▸ **What you will do**:
Repeat the material exactly, leaving nothing out.

▸ **Material**:

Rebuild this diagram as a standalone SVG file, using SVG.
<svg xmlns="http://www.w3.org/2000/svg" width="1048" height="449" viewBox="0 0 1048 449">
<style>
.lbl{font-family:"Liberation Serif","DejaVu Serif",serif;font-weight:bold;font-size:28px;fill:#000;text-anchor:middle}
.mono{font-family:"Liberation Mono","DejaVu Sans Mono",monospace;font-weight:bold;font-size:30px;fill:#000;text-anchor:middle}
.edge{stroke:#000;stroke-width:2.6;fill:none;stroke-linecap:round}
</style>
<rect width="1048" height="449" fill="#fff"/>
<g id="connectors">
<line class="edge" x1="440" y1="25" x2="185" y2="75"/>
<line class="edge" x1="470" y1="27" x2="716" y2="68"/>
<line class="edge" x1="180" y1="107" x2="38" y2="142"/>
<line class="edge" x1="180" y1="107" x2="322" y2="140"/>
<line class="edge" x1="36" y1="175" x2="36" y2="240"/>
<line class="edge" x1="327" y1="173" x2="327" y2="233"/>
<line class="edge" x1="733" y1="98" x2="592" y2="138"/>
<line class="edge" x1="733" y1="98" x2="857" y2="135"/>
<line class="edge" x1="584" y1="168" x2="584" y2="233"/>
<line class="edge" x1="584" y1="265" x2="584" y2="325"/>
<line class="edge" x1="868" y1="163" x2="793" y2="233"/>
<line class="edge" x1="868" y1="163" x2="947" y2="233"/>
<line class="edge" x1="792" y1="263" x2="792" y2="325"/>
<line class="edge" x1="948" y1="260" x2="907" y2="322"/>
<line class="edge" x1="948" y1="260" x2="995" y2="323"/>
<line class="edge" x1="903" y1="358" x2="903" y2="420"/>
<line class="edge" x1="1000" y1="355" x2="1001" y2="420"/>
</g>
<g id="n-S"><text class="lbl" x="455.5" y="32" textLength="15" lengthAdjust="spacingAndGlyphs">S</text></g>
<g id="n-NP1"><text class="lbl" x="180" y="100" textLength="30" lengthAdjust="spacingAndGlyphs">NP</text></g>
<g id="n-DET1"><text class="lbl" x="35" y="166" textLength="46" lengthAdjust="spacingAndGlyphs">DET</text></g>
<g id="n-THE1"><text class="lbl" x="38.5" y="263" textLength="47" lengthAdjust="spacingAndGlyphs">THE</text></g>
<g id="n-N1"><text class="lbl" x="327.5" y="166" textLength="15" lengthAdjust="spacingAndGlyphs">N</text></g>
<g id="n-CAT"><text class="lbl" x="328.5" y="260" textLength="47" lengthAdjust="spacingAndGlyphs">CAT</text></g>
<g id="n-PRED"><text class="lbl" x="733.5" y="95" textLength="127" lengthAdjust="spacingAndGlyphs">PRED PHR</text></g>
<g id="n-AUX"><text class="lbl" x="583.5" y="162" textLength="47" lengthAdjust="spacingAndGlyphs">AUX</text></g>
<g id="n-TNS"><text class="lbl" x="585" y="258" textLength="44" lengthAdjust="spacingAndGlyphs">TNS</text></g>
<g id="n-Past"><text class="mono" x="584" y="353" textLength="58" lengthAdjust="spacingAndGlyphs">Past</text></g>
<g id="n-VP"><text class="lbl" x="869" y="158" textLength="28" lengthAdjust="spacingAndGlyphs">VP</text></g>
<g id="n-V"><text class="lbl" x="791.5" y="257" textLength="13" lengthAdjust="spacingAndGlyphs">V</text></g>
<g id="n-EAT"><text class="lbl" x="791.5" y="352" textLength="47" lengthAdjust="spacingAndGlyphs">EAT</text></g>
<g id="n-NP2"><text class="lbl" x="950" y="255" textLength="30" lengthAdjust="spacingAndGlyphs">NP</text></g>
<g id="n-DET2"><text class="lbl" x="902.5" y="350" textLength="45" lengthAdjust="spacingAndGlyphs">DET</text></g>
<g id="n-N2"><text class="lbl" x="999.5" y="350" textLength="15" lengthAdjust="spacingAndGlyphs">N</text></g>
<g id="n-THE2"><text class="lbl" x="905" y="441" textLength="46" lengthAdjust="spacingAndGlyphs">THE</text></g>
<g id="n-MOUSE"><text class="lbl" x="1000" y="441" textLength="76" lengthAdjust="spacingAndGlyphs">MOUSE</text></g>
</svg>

▸ **Exercise answer**:
Rebuild this diagram as a standalone SVG file, using SVG.
<svg xmlns="http://www.w3.org/2000/svg" width="1048" height="449" viewBox="0 0 1048 449">
<style>
.lbl{font-family:"Liberation Serif","DejaVu Serif",serif;font-weight:bold;font-size:28px;fill:#000;text-anchor:middle}
.mono{font-family:"Liberation Mono","DejaVu Sans Mono",monospace;font-weight:bold;font-size:30px;fill:#000;text-anchor:middle}
.edge{stroke:#000;stroke-width:2.6;fill:none;stroke-linecap:round}
</style>
<rect width="1048" height="449" fill="#fff"/>
<g id="connectors">
<line class="edge" x1="440" y1="25" x2="185" y2="75"/>
<line class="edge" x1="470" y1="27" x2="716" y2="68"/>
<line class="edge" x1="180" y1="107" x2="38" y2="142"/>
<line class="edge" x1="180" y1="107" x2="322" y2="140"/>
<line class="edge" x1="36" y1="175" x2="36" y2="240"/>
<line class="edge" x1="327" y1="173" x2="327" y2="233"/>
<line class="edge" x1="733" y1="98" x2="592" y2="138"/>
<line class="edge" x1="733" y1="98" x2="857" y2="135"/>
<line class="edge" x1="584" y1="168" x2="584" y2="233"/>
<line class="edge" x1="584" y1="265" x2="584" y2="325"/>
<line class="edge" x1="868" y1="163" x2="793" y2="233"/>
<line class="edge" x1="868" y1="163" x2="947" y2="233"/>
<line class="edge" x1="792" y1="263" x2="792" y2="325"/>
<line class="edge" x1="948" y1="260" x2="907" y2="322"/>
<line class="edge" x1="948" y1="260" x2="995" y2="323"/>
<line class="edge" x1="903" y1="358" x2="903" y2="420"/>
<line class="edge" x1="1000" y1="355" x2="1001" y2="420"/>
</g>
<g id="n-S"><text class="lbl" x="455.5" y="32" textLength="15" lengthAdjust="spacingAndGlyphs">S</text></g>
<g id="n-NP1"><text class="lbl" x="180" y="100" textLength="30" lengthAdjust="spacingAndGlyphs">NP</text></g>
<g id="n-DET1"><text class="lbl" x="35" y="166" textLength="46" lengthAdjust="spacingAndGlyphs">DET</text></g>
<g id="n-THE1"><text class="lbl" x="38.5" y="263" textLength="47" lengthAdjust="spacingAndGlyphs">THE</text></g>
<g id="n-N1"><text class="lbl" x="327.5" y="166" textLength="15" lengthAdjust="spacingAndGlyphs">N</text></g>
<g id="n-CAT"><text class="lbl" x="328.5" y="260" textLength="47" lengthAdjust="spacingAndGlyphs">CAT</text></g>
<g id="n-PRED"><text class="lbl" x="733.5" y="95" textLength="127" lengthAdjust="spacingAndGlyphs">PRED PHR</text></g>
<g id="n-AUX"><text class="lbl" x="583.5" y="162" textLength="47" lengthAdjust="spacingAndGlyphs">AUX</text></g>
<g id="n-TNS"><text class="lbl" x="585" y="258" textLength="44" lengthAdjust="spacingAndGlyphs">TNS</text></g>
<g id="n-Past"><text class="mono" x="584" y="353" textLength="58" lengthAdjust="spacingAndGlyphs">Past</text></g>
<g id="n-VP"><text class="lbl" x="869" y="158" textLength="28" lengthAdjust="spacingAndGlyphs">VP</text></g>
<g id="n-V"><text class="lbl" x="791.5" y="257" textLength="13" lengthAdjust="spacingAndGlyphs">V</text></g>
<g id="n-EAT"><text class="lbl" x="791.5" y="352" textLength="47" lengthAdjust="spacingAndGlyphs">EAT</text></g>
<g id="n-NP2"><text class="lbl" x="950" y="255" textLength="30" lengthAdjust="spacingAndGlyphs">NP</text></g>
<g id="n-DET2"><text class="lbl" x="902.5" y="350" textLength="45" lengthAdjust="spacingAndGlyphs">DET</text></g>
<g id="n-N2"><text class="lbl" x="999.5" y="350" textLength="15" lengthAdjust="spacingAndGlyphs">N</text></g>
<g id="n-THE2"><text class="lbl" x="905" y="441" textLength="46" lengthAdjust="spacingAndGlyphs">THE</text></g>
<g id="n-MOUSE"><text class="lbl" x="1000" y="441" textLength="76" lengthAdjust="spacingAndGlyphs">MOUSE</text></g>
</svg>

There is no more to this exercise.